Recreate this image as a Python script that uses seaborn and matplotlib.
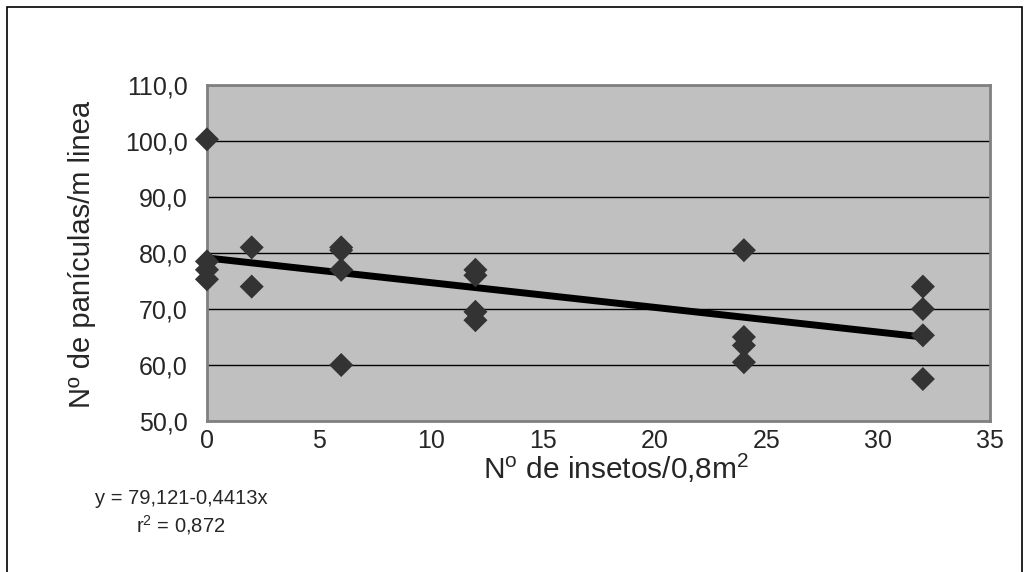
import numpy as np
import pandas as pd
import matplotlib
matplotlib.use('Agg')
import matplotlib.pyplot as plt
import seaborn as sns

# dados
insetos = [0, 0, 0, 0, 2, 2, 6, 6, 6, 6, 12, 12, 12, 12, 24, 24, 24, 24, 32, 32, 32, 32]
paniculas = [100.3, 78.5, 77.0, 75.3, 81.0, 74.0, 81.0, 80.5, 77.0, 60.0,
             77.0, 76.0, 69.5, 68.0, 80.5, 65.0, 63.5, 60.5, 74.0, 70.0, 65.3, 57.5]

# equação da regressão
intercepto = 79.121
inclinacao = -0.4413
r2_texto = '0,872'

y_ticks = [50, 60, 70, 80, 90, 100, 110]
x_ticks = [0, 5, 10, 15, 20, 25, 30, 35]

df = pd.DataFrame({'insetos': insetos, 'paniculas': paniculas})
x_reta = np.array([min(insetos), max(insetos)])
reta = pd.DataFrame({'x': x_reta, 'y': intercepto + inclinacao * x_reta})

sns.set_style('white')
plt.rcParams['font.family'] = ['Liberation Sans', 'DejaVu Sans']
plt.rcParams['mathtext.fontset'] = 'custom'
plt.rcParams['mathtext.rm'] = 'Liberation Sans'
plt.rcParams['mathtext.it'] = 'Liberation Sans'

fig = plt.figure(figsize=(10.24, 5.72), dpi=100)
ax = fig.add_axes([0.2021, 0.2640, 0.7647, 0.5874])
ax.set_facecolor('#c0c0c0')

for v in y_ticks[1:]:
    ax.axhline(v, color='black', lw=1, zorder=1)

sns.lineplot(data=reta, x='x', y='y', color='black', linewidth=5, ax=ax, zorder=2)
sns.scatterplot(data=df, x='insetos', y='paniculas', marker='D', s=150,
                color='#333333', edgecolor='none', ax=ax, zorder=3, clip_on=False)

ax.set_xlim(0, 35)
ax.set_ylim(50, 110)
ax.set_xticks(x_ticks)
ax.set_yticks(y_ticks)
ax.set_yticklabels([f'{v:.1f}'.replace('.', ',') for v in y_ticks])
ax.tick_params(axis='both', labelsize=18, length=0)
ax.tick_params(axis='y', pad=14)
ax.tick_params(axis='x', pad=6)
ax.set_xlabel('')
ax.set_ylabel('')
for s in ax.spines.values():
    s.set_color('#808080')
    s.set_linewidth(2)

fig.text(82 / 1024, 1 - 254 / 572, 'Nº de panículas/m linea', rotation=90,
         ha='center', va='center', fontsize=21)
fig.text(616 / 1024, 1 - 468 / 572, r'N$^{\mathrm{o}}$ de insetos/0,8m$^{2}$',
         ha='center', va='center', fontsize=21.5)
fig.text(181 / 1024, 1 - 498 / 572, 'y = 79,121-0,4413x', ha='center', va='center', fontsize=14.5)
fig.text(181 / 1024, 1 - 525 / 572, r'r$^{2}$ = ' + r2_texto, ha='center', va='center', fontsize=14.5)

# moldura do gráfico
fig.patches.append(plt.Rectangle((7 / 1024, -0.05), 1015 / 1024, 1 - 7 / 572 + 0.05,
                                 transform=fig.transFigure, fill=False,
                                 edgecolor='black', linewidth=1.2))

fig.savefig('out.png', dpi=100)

*WHAT TO WORK ON:* Search the data for "seaborn". Copy every matching line.

*EXERCISE RESPONSE:*
Recreate this image as a Python script that uses seaborn and matplotlib.
import seaborn as sns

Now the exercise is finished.